Ayant toujours été mobilisé sur ce dossier, ayant dès le mois de mars adressé un courrier au président François Hollande pour l’alerter de la situation, je serai vigilant à ce qu’un réel investissement dans une flotte moderne soit garanti. Je défendrai également l’existence d’un projet industriel ambitieux et de qualité », avertit Eugène Caselli.
De son côté, Pierre Dhareville, secrétaire départemental du PCF, qualifie l’accord entre l’Etat et Veolia de « plan de sabordage ».

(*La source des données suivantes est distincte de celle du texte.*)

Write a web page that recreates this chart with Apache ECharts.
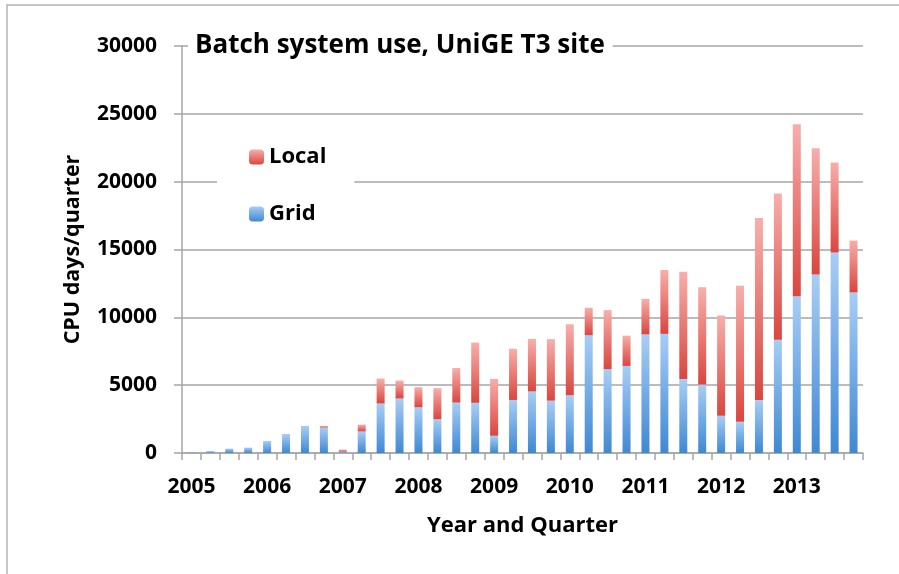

Les syndicats n’ont pour l’heure pas souhaité réagir. Dans une lettre adressée mardi 18 juin au ministre des Transports Frédéric Cuvillier, les représentants CGT, CFDT, CFTC, CFE-CGC et FO s’étaient inquiétés de « l’absence d’intérêt concret du gouvernement pour ce dossier pourtant d’intérêt général et national ». Rappelons qu’un préavis de grève a été déposé pour le jeudi 27 juin, deux jours avant le départ du Tour de France cycliste… qui a lieu cette année sur l’Ile de Beauté.
Serge PAYRAU
(*) Les députés français ont décidé le 12 juin de créer une commission d’enquête sur les conditions de privatisation de la SNCM.
(**) La Caisse des dépôts et consignation étant une émanation de l’Etat, d’aucuns considèrent que ce dernier est à l’heure actuelle l’actionnaire majoritaire de la SNCM à hauteur de 58%.